The more I work with breeding roses, the more I find myself exploring non-traditional territory, often involving species and near-species hybrids. I think that if anything truly original and new is to be done with roses, it will surely come from the experimental breeding work of the dedicated "amateurs". (My friends, you know who you are!) The temptation to make crosses that will yield quick results is always there, but I say RESIST that temptation, and dare to strike your own trail. You just might end up creating a building block that future hybridizers might find invaluable in leading their own work forward. What better legacy could you want?!

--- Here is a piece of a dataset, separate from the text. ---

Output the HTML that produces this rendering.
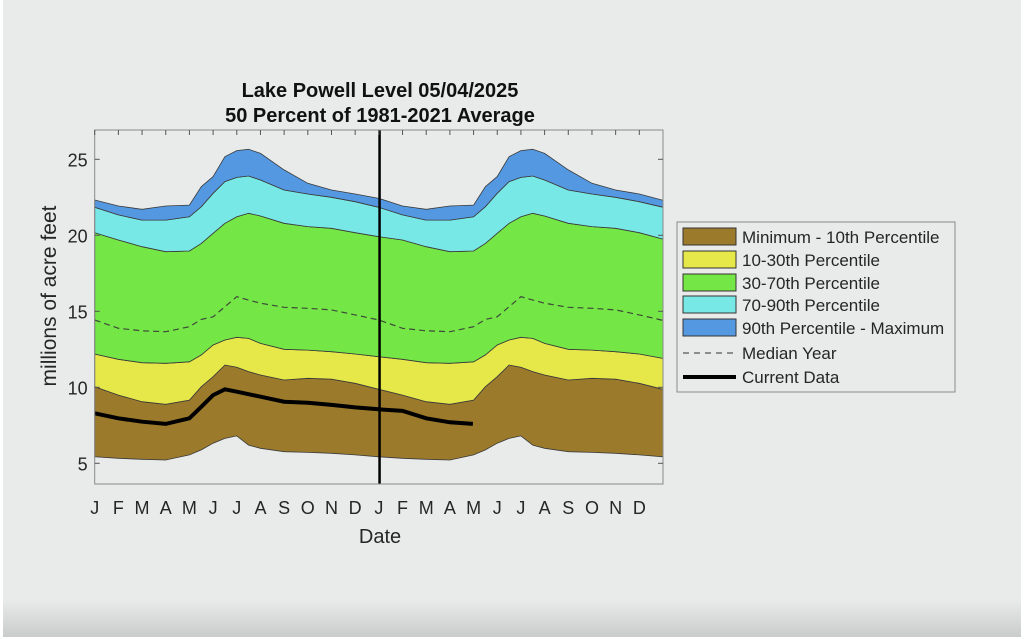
<!DOCTYPE html>
<html><head><meta charset="utf-8"><style>
html,body{margin:0;padding:0;background:#fff;}
#wrap{position:absolute;left:3px;top:0;width:1018px;height:637px;background:linear-gradient(#e8ebea 0,#e8ebea 600px,#c9cccb 637px);}
svg{position:absolute;left:0;top:0;}
text{font-family:"Liberation Sans",Arial,sans-serif;fill:#262626;}
</style></head><body>
<div id="wrap"></div>
<svg id="chart" width="1024" height="639"></svg>
<script>
const months=[0,1,2,3,4,4.5,5,5.5,6,6.5,7,8,9,10,11,12,13,14,15,16,16.5,17,17.5,18,18.5,19,20,21,22,23,24];
const minV=[5.43,5.33,5.26,5.22,5.55,5.88,6.32,6.64,6.8,6.2,5.99,5.76,5.72,5.66,5.55,5.43,5.33,5.26,5.22,5.55,5.88,6.32,6.64,6.8,6.2,5.99,5.76,5.72,5.66,5.55,5.43];
const p10=[10.04,9.49,9.05,8.88,9.16,10.04,10.7,11.47,11.32,11.03,10.81,10.48,10.59,10.53,10.26,9.87,9.49,9.05,8.88,9.16,10.04,10.7,11.47,11.32,11.03,10.81,10.48,10.59,10.53,10.26,9.87];
const p30=[12.19,11.84,11.62,11.58,11.68,12.13,12.78,13.11,13.29,13.22,12.89,12.5,12.45,12.34,12.19,12.01,11.84,11.62,11.58,11.68,12.13,12.78,13.11,13.29,13.22,12.89,12.5,12.45,12.34,12.19,11.9];
const p70=[20.17,19.69,19.25,18.92,18.97,19.47,20.13,20.79,21.22,21.45,21.27,20.79,20.57,20.46,20.17,19.91,19.69,19.25,18.92,18.97,19.47,20.13,20.79,21.22,21.45,21.27,20.79,20.57,20.46,20.17,19.75];
const p90=[21.84,21.34,21.0,21.0,21.22,21.88,22.76,23.53,23.81,23.9,23.64,22.98,22.72,22.5,22.21,21.84,21.34,21.0,21.0,21.22,21.88,22.76,23.53,23.81,23.9,23.64,22.98,22.72,22.5,22.21,21.85];
const maxV=[22.32,21.93,21.71,21.93,21.99,23.2,23.86,25.17,25.57,25.66,25.39,24.3,23.42,22.98,22.72,22.43,21.93,21.71,21.93,21.99,23.2,23.86,25.17,25.57,25.66,25.39,24.3,23.42,22.98,22.72,22.3];
const median=[14.43,13.88,13.72,13.66,13.99,14.47,14.64,15.3,15.96,15.74,15.53,15.26,15.2,15.09,14.76,14.43,13.88,13.72,13.66,13.99,14.47,14.64,15.3,15.96,15.74,15.53,15.26,15.2,15.09,14.76,14.4];
const currentMonths=[0,1,2,3,4,4.5,5,5.5,6,7,8,9,10,11,12,13,14,15,15.97];
const currentV=[8.29,7.96,7.74,7.59,7.96,8.72,9.49,9.87,9.71,9.38,9.05,8.99,8.84,8.68,8.55,8.45,7.96,7.7,7.59];
const todayMonth=12.03;
const yTicks=[5,10,15,20,25];
const monthLabels=["J","F","M","A","M","J","J","A","S","O","N","D","J","F","M","A","M","J","J","A","S","O","N","D"];

const L=94.7,R=663,T=130,B=484;
const X=m=>L+m*(R-L)/24;
const Y=v=>463.3-(v-5)*15.2;
const NS="http://www.w3.org/2000/svg";
const svg=document.getElementById('chart');
function mk(tag,attrs,parent){const e=document.createElementNS(NS,tag);for(const k in attrs)e.setAttribute(k,attrs[k]);(parent||svg).appendChild(e);return e;}
function line(ms,vs){return ms.map((m,i)=>(i?'L':'M')+X(m).toFixed(1)+','+Y(vs[i]).toFixed(1)).join('');}
function band(lo,hi){let d=line(months,hi);for(let i=months.length-1;i>=0;i--)d+='L'+X(months[i]).toFixed(1)+','+Y(lo[i]).toFixed(1);return d+'Z';}

const bands=[[minV,p10,'#9c7a2c','band-min-10th'],[p10,p30,'#e6e84a','band-10-30th'],[p30,p70,'#74e646','band-30-70th'],[p70,p90,'#78e8e6','band-70-90th'],[p90,maxV,'#5498e2','band-90th-max']];
bands.forEach(b=>{
  const p=mk('path',{d:band(b[0],b[1]),fill:b[2],stroke:'#3a3a3a','stroke-width':0.8});
  
  
});
const med=mk('path',{d:line(months,median),fill:'none',stroke:'#3f4a3a','stroke-width':1.2,'stroke-dasharray':'6,4'});


const cur=mk('path',{d:line(currentMonths,currentV),fill:'none',stroke:'#000','stroke-width':4});


const tl=mk('line',{x1:X(todayMonth),x2:X(todayMonth),y1:T,y2:B,stroke:'#000','stroke-width':2.5});



const box=mk('rect',{x:L,y:T,width:R-L,height:B-T,fill:'none',stroke:'#8a8a8a','stroke-width':1});



monthLabels.forEach((lab,i)=>{
  mk('line',{x1:X(i),x2:X(i),y1:T,y2:T+5,stroke:'#555','stroke-width':1});
  const t=mk('text',{x:X(i),y:514,'text-anchor':'middle','font-size':18});
  t.textContent=lab;
  
  
});
yTicks.forEach(v=>{
  mk('line',{x1:L,x2:L+5,y1:Y(v),y2:Y(v),stroke:'#555','stroke-width':1});
  mk('line',{x1:R-5,x2:R,y1:Y(v),y2:Y(v),stroke:'#555','stroke-width':1});
  const t=mk('text',{x:L-7,y:Y(v)+7,'text-anchor':'end','font-size':18});
  t.textContent=v;
  
  
});
</script>
<svg width="1024" height="639" style="position:absolute;left:0;top:0;pointer-events:none">
<text x="380" y="97" text-anchor="middle" font-size="20" font-weight="bold" style="fill:#111">Lake Powell Level 05/04/2025</text>
<text x="380" y="122" text-anchor="middle" font-size="20" font-weight="bold" style="fill:#111">50 Percent of 1981-2021 Average</text>
<text x="380" y="543" text-anchor="middle" font-size="20">Date</text>
<text transform="translate(56,296) rotate(-90)" text-anchor="middle" font-size="21">millions of acre feet</text>
<g>
<rect x="677" y="222" width="278" height="170" fill="#e8ebea" stroke="#8a8a8a" stroke-width="1"/>
<g><rect x="683" y="228" width="53" height="17" fill="#9c7a2c" stroke="#333"/><text x="742" y="243" font-size="17">Minimum - 10th Percentile</text></g>
<g><rect x="683" y="251" width="53" height="17" fill="#e6e84a" stroke="#333"/><text x="742" y="266" font-size="17">10-30th Percentile</text></g>
<g><rect x="683" y="274" width="53" height="17" fill="#74e646" stroke="#333"/><text x="742" y="289" font-size="17">30-70th Percentile</text></g>
<g><rect x="683" y="296" width="53" height="17" fill="#78e8e6" stroke="#333"/><text x="742" y="311" font-size="17">70-90th Percentile</text></g>
<g><rect x="683" y="319" width="53" height="17" fill="#5498e2" stroke="#333"/><text x="742" y="334" font-size="17">90th Percentile - Maximum</text></g>
<g><line x1="683" x2="736" y1="353" y2="353" stroke="#555" stroke-width="1.2" stroke-dasharray="6,5"/><text x="742" y="359" font-size="17">Median Year</text></g>
<g><line x1="683" x2="736" y1="377" y2="377" stroke="#000" stroke-width="4"/><text x="742" y="383" font-size="17">Current Data</text></g>
</g>
</svg>
</body></html>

  1. It is wonderful that you so freely share the intricacies of your craft, so openly. Some others would jealously hide such knowledge and ideas.

    Thank goodness for the invention of the internet and the willingness of the likes of yourself to utilise this medium for the benefit of others all around the globe, including those just interested in roses per se, as well as rose breeders, (and potential rose breeders like me).

  2. George,
    I don't have anything to lose by sharing these ideas. If anything, I get back from colleagues ten times what I send out, because my colleagues like to share what they know with me. We all gain from sharing ideas.

  3. Paul, that foliage is glorious! Congratulations! I'm thrilled to see what you've been able to do with the hybrid I sent you. The Dottie Louise X Fedtschenkoana hybrids have similiar blue tones in their foliage, and retain the red stipules and midribs. Including Midnight Blue in the mix has seemed to change the tones to bronzes. Very nice!